GIVEN REQUEST: Drop every picture. Then return, exactly, the lines from the beginning of the listing below through the one containing "import pandas as pd".

MATERIAL PROVIDED:
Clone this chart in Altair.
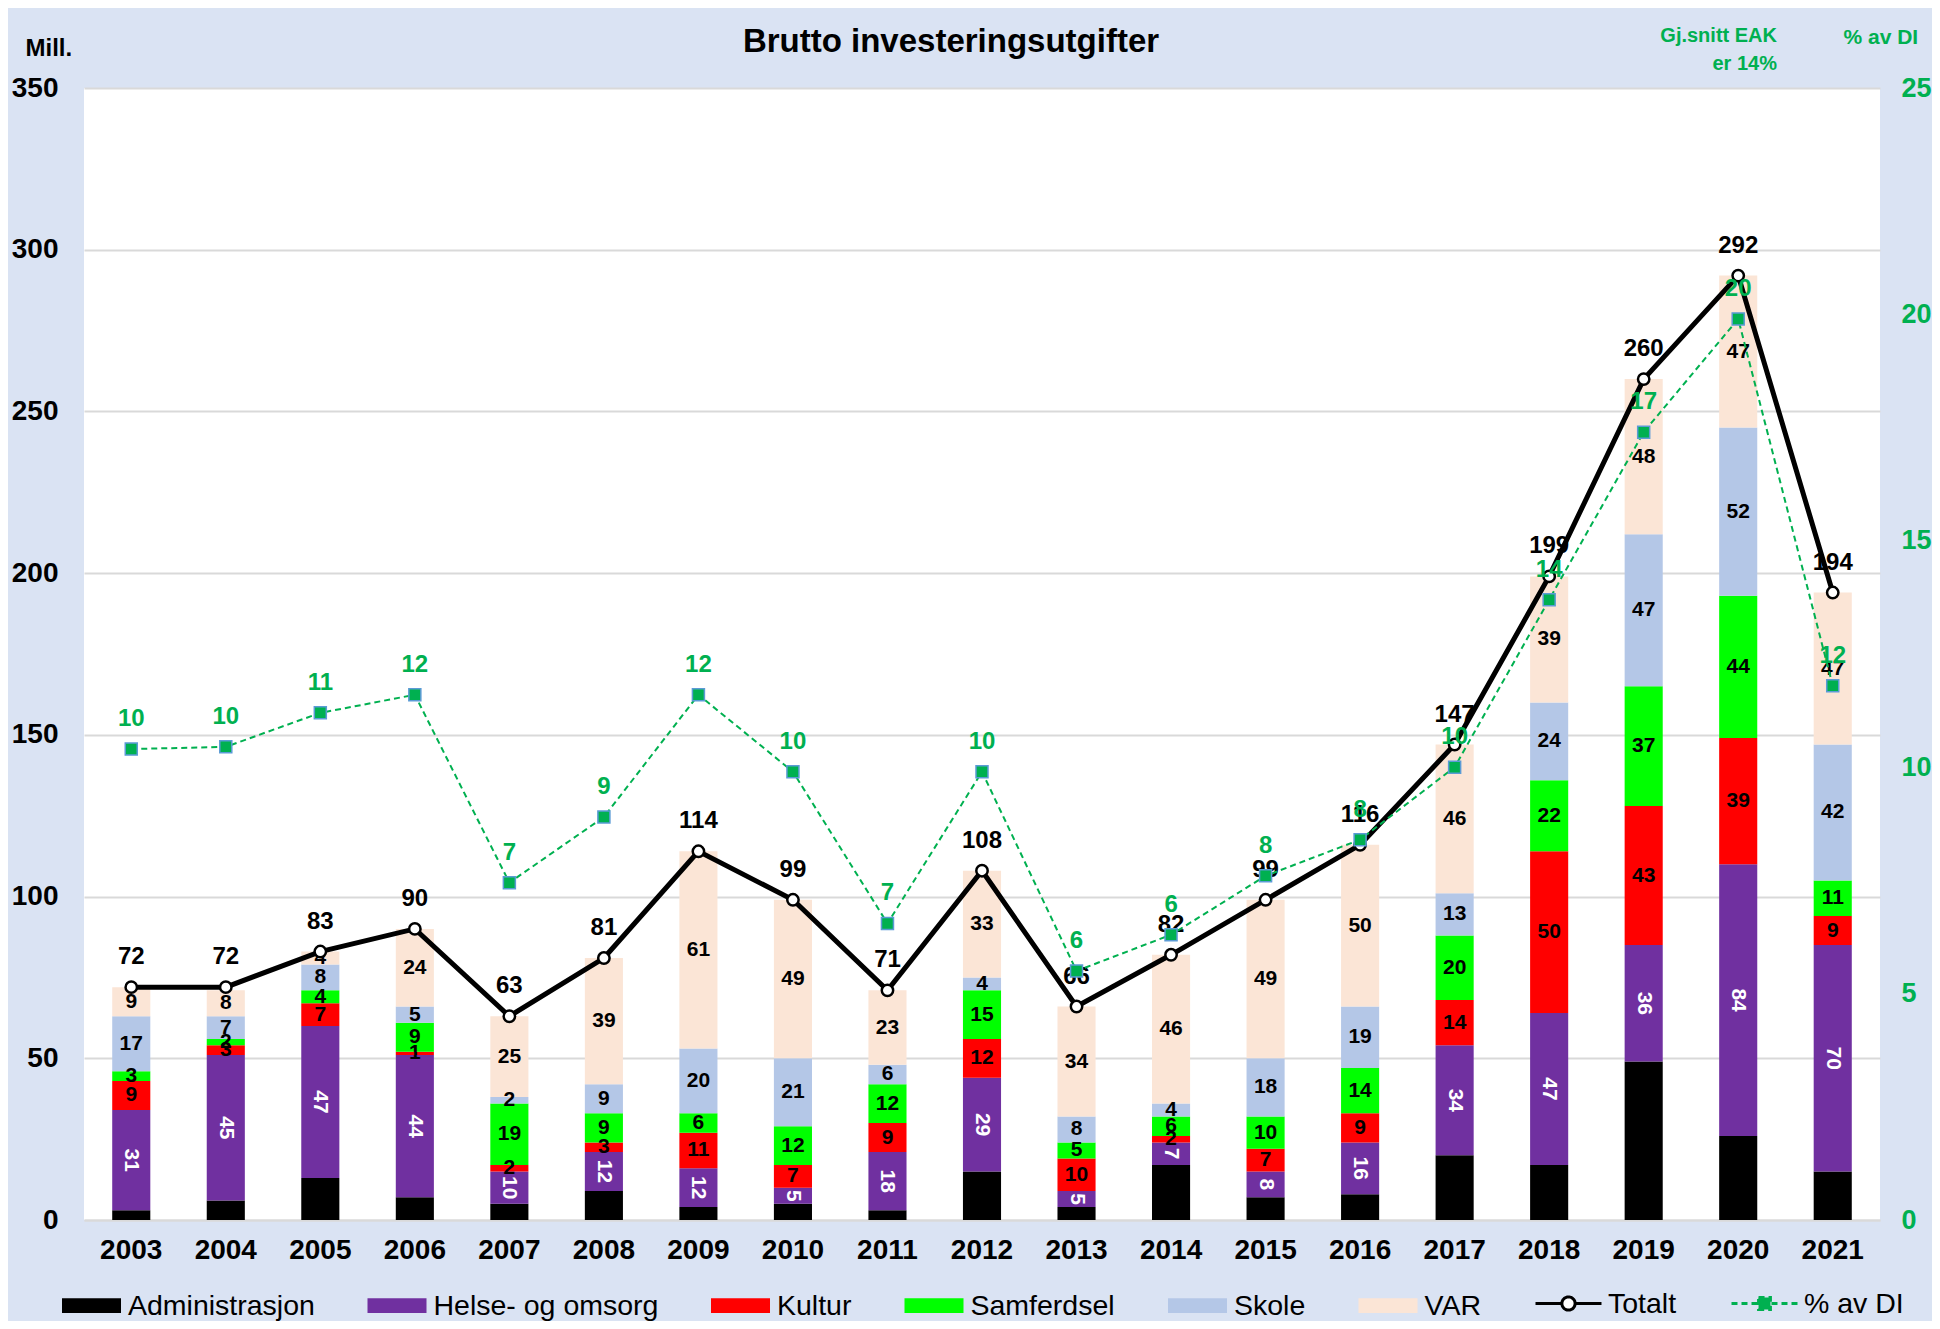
import altair as alt
import pandas as pd

years = [str(y) for y in range(2003, 2022)]
categories = ["Administrasjon", "Helse- og omsorg", "Kultur", "Samferdsel", "Skole", "VAR"]
administrasjon = [3, 6, 13, 7, 5, 9, 4, 5, 3, 15, 4, 17, 7, 8, 20, 17, 49, 26, 15]
helse = [31, 45, 47, 44, 10, 12, 12, 5, 18, 29, 5, 7, 8, 16, 34, 47, 36, 84, 70]
kultur = [9, 3, 7, 1, 2, 3, 11, 7, 9, 12, 10, 2, 7, 9, 14, 50, 43, 39, 9]
samferdsel = [3, 2, 4, 9, 19, 9, 6, 12, 12, 15, 5, 6, 10, 14, 20, 22, 37, 44, 11]
skole = [17, 7, 8, 5, 2, 9, 20, 21, 6, 4, 8, 4, 18, 19, 13, 24, 47, 52, 42]
var = [9, 8, 4, 24, 25, 39, 61, 49, 23, 33, 34, 46, 49, 50, 46, 39, 48, 47, 47]
totalt = [72, 72, 83, 90, 63, 81, 114, 99, 71, 108, 66, 82, 99, 116, 147, 199, 260, 292, 194]
andel_di = [10.4, 10.45, 11.2, 11.6, 7.45, 8.9, 11.6, 9.9, 6.55, 9.9, 5.5, 6.3, 7.6, 8.4, 10.0,
            13.7, 17.4, 19.9, 11.8]
series_names = ["Totalt", "% av DI"]
left_ticks = [0, 50, 100, 150, 200, 250, 300, 350]
right_ticks = [0, 5, 10, 15, 20, 25]
note_text = ["Gj.snitt EAK\ner 14%"]

FONT = "Liberation Sans, Arial, Helvetica, sans-serif"
GREEN = "#00B050"
colors = ["#000000", "#7030A0", "#FF0000", "#00FF00", "#B4C7E7", "#FBE5D6"]

series_values = [administrasjon, helse, kultur, samferdsel, skole, var]
rows = []
for i, yr in enumerate(years):
    for j, cat in enumerate(categories):
        rows.append({"year": yr, "kategori": cat, "idx": j, "value": series_values[j][i]})
bars_df = pd.DataFrame(rows)
line_df = pd.DataFrame({"year": years, "totalt": totalt, "di": andel_di})
legend_df = pd.DataFrame({"serie": series_names})
note_df = pd.DataFrame({"note": note_text})

x_enc = alt.X(
    "year:N", title=None, sort=years,
    scale=alt.Scale(paddingInner=0.597, paddingOuter=0.2985),
    axis=alt.Axis(labelAngle=0, labelFont=FONT, labelFontSize=28, labelFontWeight="bold",
                  labelColor="black", labelPadding=16, ticks=False, domain=True,
                  domainColor="#D9D9D9", domainWidth=2, grid=False),
)

left_scale = alt.Scale(domain=[0, 350], nice=False)
left_axis = alt.Axis(
    values=left_ticks, title="Mill.", titleAngle=0, titleAlign="left", titleBaseline="alphabetic",
    titleX=-59, titleY=-33, titleFont=FONT, titleFontSize=24, titleFontWeight="bold",
    titleColor="black", labelFont=FONT, labelFontSize=28, labelFontWeight="bold",
    labelColor="black", labelPadding=26, ticks=False, domain=False, grid=True,
    gridColor="#D9D9D9", gridWidth=2,
)
right_scale = alt.Scale(domain=[0, 25], nice=False)
right_axis = alt.Axis(
    orient="right", values=right_ticks, title="% av DI", titleAngle=0, titleAlign="left",
    titleBaseline="alphabetic", titleX=-37, titleY=-45, titleFont=FONT, titleFontSize=21,
    titleFontWeight="bold", titleColor=GREEN, labelFont=FONT, labelFontSize=27,
    labelFontWeight="bold", labelColor=GREEN, labelAlign="left", labelPadding=21,
    ticks=False, domain=False, grid=False,
)

bar_legend = alt.Legend(
    title=None, orient="none", legendX=-22, legendY=1188, direction="horizontal",
    symbolType="M-1,-0.25H1V0.25H-1Z", symbolSize=3481, symbolStrokeWidth=0,
    labelFont=FONT, labelFontSize=28.5, labelColor="black", labelOffset=7,
    columnPadding=52.5, padding=0, labelLimit=400,
)

bars = alt.Chart(bars_df).mark_bar(opacity=1).encode(
    x=x_enc,
    y=alt.Y("value:Q", stack="zero", scale=left_scale, axis=left_axis),
    color=alt.Color("kategori:N", scale=alt.Scale(domain=categories, range=colors),
                    legend=bar_legend),
    order=alt.Order("idx:Q", sort="ascending"),
)

seg = alt.Chart(bars_df).transform_stack(
    stack="value", groupby=["year"], as_=["y0", "y1"],
    sort=[alt.SortField("idx", order="ascending")],
).transform_calculate(mid="(datum.y0 + datum.y1) / 2")

seg_text = seg.transform_filter("datum.idx >= 2").mark_text(
    font=FONT, fontSize=21, fontWeight="bold", color="black", baseline="middle"
).encode(x=x_enc, y=alt.Y("mid:Q", scale=left_scale, axis=left_axis), text="value:Q")

helse_text = seg.transform_filter("datum.idx == 1").mark_text(
    font=FONT, fontSize=21, fontWeight="bold", color="white", angle=90, baseline="middle"
).encode(x=x_enc, y=alt.Y("mid:Q", scale=left_scale, axis=left_axis), text="value:Q")

y_tot = alt.Y("totalt:Q", scale=left_scale, axis=left_axis)
total_line = alt.Chart(line_df).mark_line(color="black", strokeWidth=5).encode(x=x_enc, y=y_tot)
total_pts = alt.Chart(line_df).mark_point(
    shape="circle", filled=True, fill="white", stroke="black", strokeWidth=2.5, size=130, opacity=1
).encode(x=x_enc, y=y_tot)
total_lbl = alt.Chart(line_df).mark_text(
    font=FONT, fontSize=24, fontWeight="bold", color="black", dy=-30, baseline="middle"
).encode(x=x_enc, y=y_tot, text="totalt:Q")

path_t = "M-1,0H-0.2M0.2,0H1M-0.2,0A0.2,0.2,0,1,1,0.2,0A0.2,0.2,0,1,1,-0.2,0Z"
path_d = "M-1,0H1M-0.18,-0.18H0.18V0.18H-0.18Z"
line_legend = alt.Legend(
    title=None, orient="none", legendX=1450, legendY=1181, direction="horizontal",
    symbolSize=4356, symbolStrokeWidth=3, labelFont=FONT, labelFontSize=28.5,
    labelColor="black", labelOffset=5, columnPadding=48, padding=0, labelLimit=400,
)
legend_layer = alt.Chart(legend_df).transform_filter("false").mark_point(
    filled=True, size=4356, strokeWidth=3, opacity=1
).encode(
    shape=alt.Shape("serie:N", scale=alt.Scale(domain=series_names, range=[path_t, path_d]),
                    legend=line_legend),
    fill=alt.Fill("serie:N", scale=alt.Scale(domain=series_names, range=["white", GREEN]),
                  legend=line_legend),
    stroke=alt.Stroke("serie:N", scale=alt.Scale(domain=series_names, range=["black", GREEN]),
                      legend=line_legend),
    strokeDash=alt.StrokeDash("serie:N",
                              scale=alt.Scale(domain=series_names, range=[[1, 0], [6, 4]]),
                              legend=line_legend),
)

note = alt.Chart(note_df).mark_text(
    font=FONT, fontSize=20, fontWeight="bold", color=GREEN, align="right",
    baseline="alphabetic", lineBreak="\n", lineHeight=28
).encode(x=alt.value(1693), y=alt.value(-46), text="note:N")

y_di = alt.Y("di:Q", scale=right_scale, axis=right_axis)
di_line = alt.Chart(line_df).mark_line(color=GREEN, strokeWidth=2, strokeDash=[6, 4]).encode(
    x=x_enc, y=y_di)
di_pts = alt.Chart(line_df).mark_point(
    shape="square", filled=True, fill=GREEN, stroke="#5B9BD5", strokeWidth=1.5, size=144, opacity=1
).encode(x=x_enc, y=y_di)
di_lbl = alt.Chart(line_df).mark_text(
    font=FONT, fontSize=24, fontWeight="bold", color=GREEN, dy=-30, baseline="middle"
).encode(x=x_enc, y=y_di, text=alt.Text("di:Q", format=".0f"))

left = alt.layer(bars, seg_text, helse_text, total_line, total_pts, total_lbl, legend_layer, note)
right = alt.layer(di_line, di_pts, di_lbl)

chart = alt.layer(left, right).resolve_scale(y="independent").properties(
    width=1796, height=1132,
    title=alt.Title("Brutto investeringsutgifter", font=FONT, fontSize=33, fontWeight="bold",
                    color="black", anchor="middle", frame="group", dx=-31, offset=-59,
                    baseline="alphabetic"),
    background="#DAE3F3",
    view=alt.ViewBackground(fill="white", strokeWidth=0),
    padding={"left": 76, "top": 80, "right": 52, "bottom": 101},
    autosize=alt.AutoSizeParams(type="none"),
).configure_view(fill="white", strokeWidth=0)

chart.save("out.html", embed_options={"renderer": "svg", "actions": False})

SOLUTION TO THE EXERCISE:
Clone this chart in Altair.
import altair as alt
import pandas as pd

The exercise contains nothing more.